『日系カナダ人のドキュメンタリーが見れるから行かない?』と妹から誘われた。

どうやってそんなニッチな情報を見つけたんだろう?と不思議に思いつつ、詳細はわからないまま待ち合わせ場所へ向かった。

待ち合わせの駅に着いたとき、名古屋外語大学で『日経カナダ人3世製作の映画、おばあちゃんのガーデン 上演と後援会』へ行くのだということを知った。

ドキュメンタリーのタイトルにはかすかな記憶があるような、、、ただ、それが日本でみたものだったのか、バンクーバーでみたものだったのかさえも思い出せない記憶。 記憶の糸をたどれないなまま、映画はスタートした。

映画の内容は簡単に言えば、”写真花嫁”としてカナダに渡り、第二次世界大戦をくぐりぬけ、故郷日本への熱い思いを抱いたまま104歳まで生きぬいたある日本女性の一生を描いたもの。

サマリーはこんな感じ。

1898年 主人公のおばあちゃんの誕生
1916年 橋本氏と恋愛結婚。女の子2人
1921年 長男が亡くなり、橋本氏の親が二人を離婚させる
1923年 それでも家族と一緒に東京で新しく暮らそうと下見にいった夫は関東大震災の為、怪我をして帰ってくる。その後、夫は「天皇さまのおそばでお仕えする」といったまま、女の子二人を連れて東京へ立つ。
1924年 義理の親が、離婚したおばあちゃんを息子から遠ざけるため、当時唯一女性が海外へ行ける方法、写真結婚を勝手に手配し、カナダへ船で渡る。結婚したが、夫は好きではなかったので、缶詰工場やいちご畑で働いて旅費をその旦那様に返し、離婚する。

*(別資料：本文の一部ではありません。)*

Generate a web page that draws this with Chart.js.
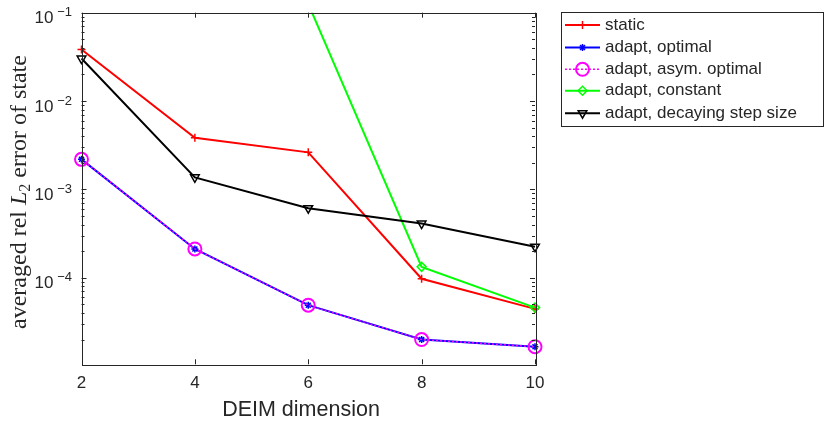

その後、同じ苗字、妻に先立たれた男性と結婚する。
1942年 カナダ政府に強制されて、日系人キャンプへ
1945年 アメリカの日系アメリカ人は、家に帰ることができた。
1949年 日系カナダ人はアメリカより4年も遅れて、カナダ市民権の略奪から解放される
その後、日本には何度も帰国するが、日本で骨を埋めたいという夢はかなわず、カナダはカルガリーで永眠。

ドキュメンタリーの中には、ファンタジーも含まれていて、現在と過去、夢と現実が交互する。

リンダさんによると、この映画は本来は、家族の為に作ろうと思って始めたプロジェクトだったそうが、おばあちゃんが100歳になった時に、家族に初めて日本に二人の娘がいると告白した。この事実を知った時から、ドキュメンタリーを作るアイデアが浮かんだらしい。当時、家族は『とうとう、おばあちゃん痴ほう症が始まってしまったのか、、、』と疑わず、最初は誰も彼女が本当のことを話しているなんて信じなかったようだ。

オハマ監督の祖母は、カナダに移民してから約70年過ぎても、あまり英語を話そうとしなかったらしい。それは、おそらく彼女が日本人としてのアイデンティティーを残したかったからなのだろうと彼女は思っている。

オハマ監督が、この映画を作る際に初めて、祖母の実家に着いたとき、その雰囲気というか、、、何か『懐かしい』ものを感じたという。初めてではなく、、、帰ってきたという感覚に近い。

この映画には、バンクーバーバー在住のVivian Nishiさんも製作スタッフとして参加していて(彼女のバンクーバーの自宅もアーティスト・テイストだった)、それにオハマ監督の妹と私のイコト、サリー・伊藤とは友人であることも、直接オハマ監督と話して分かった。

ちなみに、そこで分かったことだが、3年前のバンクーバーでの私の結婚式に妹は、私と夫がハネムーンに出かけている間に、家族でスティーブストンのおばあちゃんのガーデン博物館を見に行っていたらしい。なんて、偶然。

リンダさんとは、共通点が一杯ある。

彼女もバンクーバーから来ていること。

忙しい両親の代わりに、時々おばあちゃんに面倒を見てもらっていた、おばあちゃん子だったこと。

私は、彼女とは正反対に祖母の生まれた国、日本へやってきた人ではなく、

祖母の生まれた国、愛してやまなかったカナダへ飛び立った側なのである。

公演中は、彼女の熱っぽく語る英語を、通訳の方はすごく分かりやすい日本語に訳していた。素晴らしい!Great Job!

リンダ監督とは、今度、ゆっくり話がしたいねということで会話を終えた。

これも、やはり 『劇的な出会い』 なのである。